■ Set exercise: Below is a listing; print exactly its lines from the one containing "Recreate this image" down to the one containing "fig = go.Figure()", both inclusive, with every picture left out.

■ Exercise material:
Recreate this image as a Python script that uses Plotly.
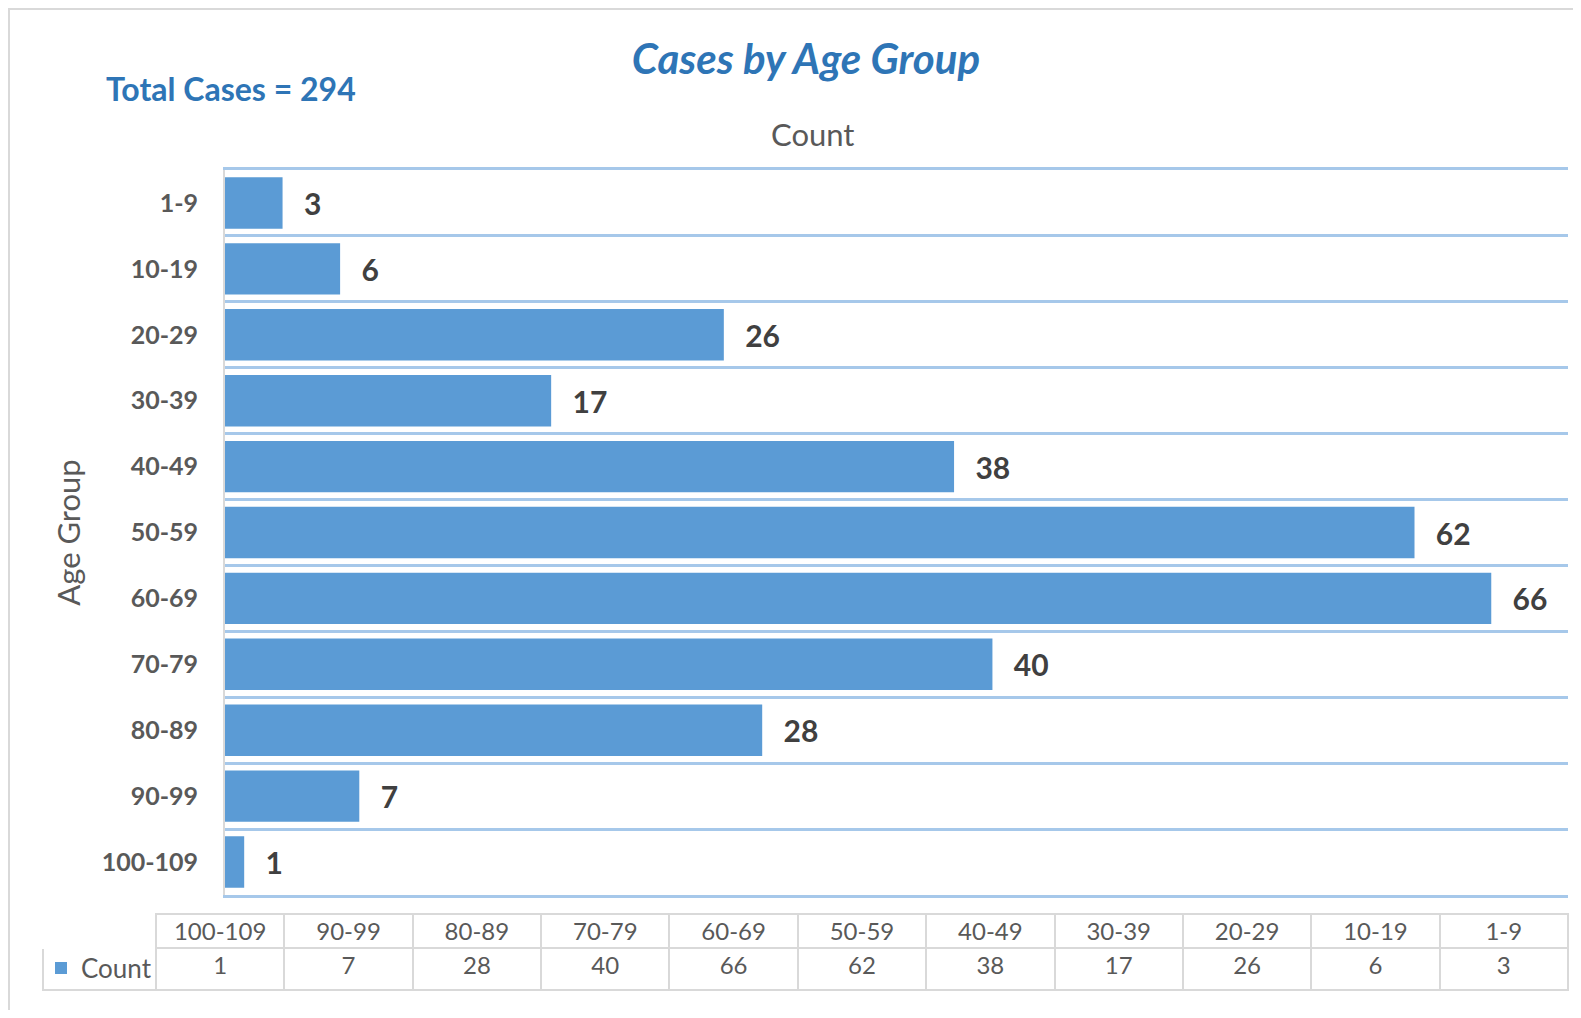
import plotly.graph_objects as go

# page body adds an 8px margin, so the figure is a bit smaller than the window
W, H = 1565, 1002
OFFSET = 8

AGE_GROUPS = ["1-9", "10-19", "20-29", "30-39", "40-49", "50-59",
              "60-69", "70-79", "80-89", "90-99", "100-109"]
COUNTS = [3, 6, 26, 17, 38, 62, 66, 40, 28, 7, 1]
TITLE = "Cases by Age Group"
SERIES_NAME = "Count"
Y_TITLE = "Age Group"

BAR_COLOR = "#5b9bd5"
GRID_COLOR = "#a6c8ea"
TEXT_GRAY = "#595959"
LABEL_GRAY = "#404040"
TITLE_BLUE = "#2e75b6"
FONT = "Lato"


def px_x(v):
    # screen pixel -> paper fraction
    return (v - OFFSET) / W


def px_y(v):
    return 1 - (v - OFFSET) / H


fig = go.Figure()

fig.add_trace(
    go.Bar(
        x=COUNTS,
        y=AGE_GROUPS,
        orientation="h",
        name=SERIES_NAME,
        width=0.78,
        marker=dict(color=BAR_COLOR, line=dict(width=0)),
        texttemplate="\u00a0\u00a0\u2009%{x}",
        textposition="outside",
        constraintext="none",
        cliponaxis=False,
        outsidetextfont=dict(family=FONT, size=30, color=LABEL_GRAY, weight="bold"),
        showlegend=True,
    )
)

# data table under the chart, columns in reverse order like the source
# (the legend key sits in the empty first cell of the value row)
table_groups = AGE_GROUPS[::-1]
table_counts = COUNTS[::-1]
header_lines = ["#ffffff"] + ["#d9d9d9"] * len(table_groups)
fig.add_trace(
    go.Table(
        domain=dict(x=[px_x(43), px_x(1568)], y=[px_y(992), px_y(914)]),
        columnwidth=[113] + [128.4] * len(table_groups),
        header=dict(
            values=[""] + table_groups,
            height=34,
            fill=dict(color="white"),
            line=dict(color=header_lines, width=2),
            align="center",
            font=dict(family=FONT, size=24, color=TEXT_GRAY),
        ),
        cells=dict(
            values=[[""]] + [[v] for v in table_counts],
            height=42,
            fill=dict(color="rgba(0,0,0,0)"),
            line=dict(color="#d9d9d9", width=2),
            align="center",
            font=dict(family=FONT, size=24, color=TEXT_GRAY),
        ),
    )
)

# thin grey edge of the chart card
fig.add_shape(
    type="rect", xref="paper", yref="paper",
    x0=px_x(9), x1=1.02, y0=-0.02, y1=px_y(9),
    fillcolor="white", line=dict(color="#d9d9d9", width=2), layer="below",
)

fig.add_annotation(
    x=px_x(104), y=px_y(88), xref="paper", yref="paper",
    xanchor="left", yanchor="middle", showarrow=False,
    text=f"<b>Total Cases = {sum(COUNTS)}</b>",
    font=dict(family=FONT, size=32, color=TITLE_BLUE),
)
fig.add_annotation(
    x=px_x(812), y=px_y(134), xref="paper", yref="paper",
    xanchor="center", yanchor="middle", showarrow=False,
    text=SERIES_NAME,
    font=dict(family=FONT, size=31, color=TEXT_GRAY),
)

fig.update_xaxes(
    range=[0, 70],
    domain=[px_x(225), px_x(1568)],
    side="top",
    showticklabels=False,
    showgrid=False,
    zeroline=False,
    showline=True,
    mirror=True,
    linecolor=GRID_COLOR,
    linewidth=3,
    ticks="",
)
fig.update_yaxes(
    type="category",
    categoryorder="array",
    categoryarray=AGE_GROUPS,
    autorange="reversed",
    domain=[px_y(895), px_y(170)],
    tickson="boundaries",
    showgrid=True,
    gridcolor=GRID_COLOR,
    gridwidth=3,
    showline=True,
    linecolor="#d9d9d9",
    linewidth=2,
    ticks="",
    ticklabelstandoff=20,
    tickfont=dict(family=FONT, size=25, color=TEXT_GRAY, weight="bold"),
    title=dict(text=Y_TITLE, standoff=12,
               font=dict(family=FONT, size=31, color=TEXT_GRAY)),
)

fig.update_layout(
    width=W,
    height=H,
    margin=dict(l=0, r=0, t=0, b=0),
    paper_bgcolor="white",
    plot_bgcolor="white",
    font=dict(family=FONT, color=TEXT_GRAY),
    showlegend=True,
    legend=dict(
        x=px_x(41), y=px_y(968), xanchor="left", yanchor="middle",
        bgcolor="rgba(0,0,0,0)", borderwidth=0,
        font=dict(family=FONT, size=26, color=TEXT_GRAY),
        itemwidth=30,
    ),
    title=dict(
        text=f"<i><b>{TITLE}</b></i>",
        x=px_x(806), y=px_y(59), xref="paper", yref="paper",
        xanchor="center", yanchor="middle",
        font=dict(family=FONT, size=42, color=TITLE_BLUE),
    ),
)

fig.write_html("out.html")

---

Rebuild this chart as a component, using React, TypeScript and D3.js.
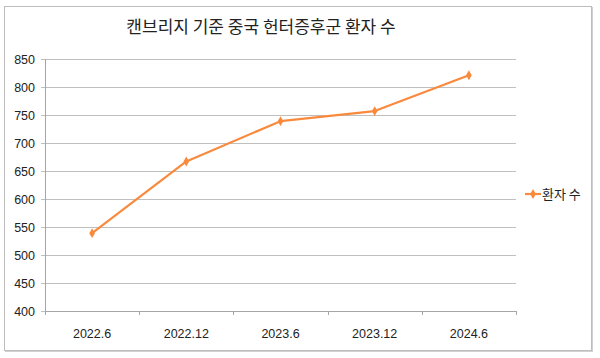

■ Solution below:
Recreate this image as a Python script that uses Plotly.
import plotly.graph_objects as go

# page body adds an 8px margin, so the figure is a bit smaller than the window
W, H = 1565, 1002
OFFSET = 8

AGE_GROUPS = ["1-9", "10-19", "20-29", "30-39", "40-49", "50-59",
              "60-69", "70-79", "80-89", "90-99", "100-109"]
COUNTS = [3, 6, 26, 17, 38, 62, 66, 40, 28, 7, 1]
TITLE = "Cases by Age Group"
SERIES_NAME = "Count"
Y_TITLE = "Age Group"

BAR_COLOR = "#5b9bd5"
GRID_COLOR = "#a6c8ea"
TEXT_GRAY = "#595959"
LABEL_GRAY = "#404040"
TITLE_BLUE = "#2e75b6"
FONT = "Lato"


def px_x(v):
    # screen pixel -> paper fraction
    return (v - OFFSET) / W


def px_y(v):
    return 1 - (v - OFFSET) / H


fig = go.Figure()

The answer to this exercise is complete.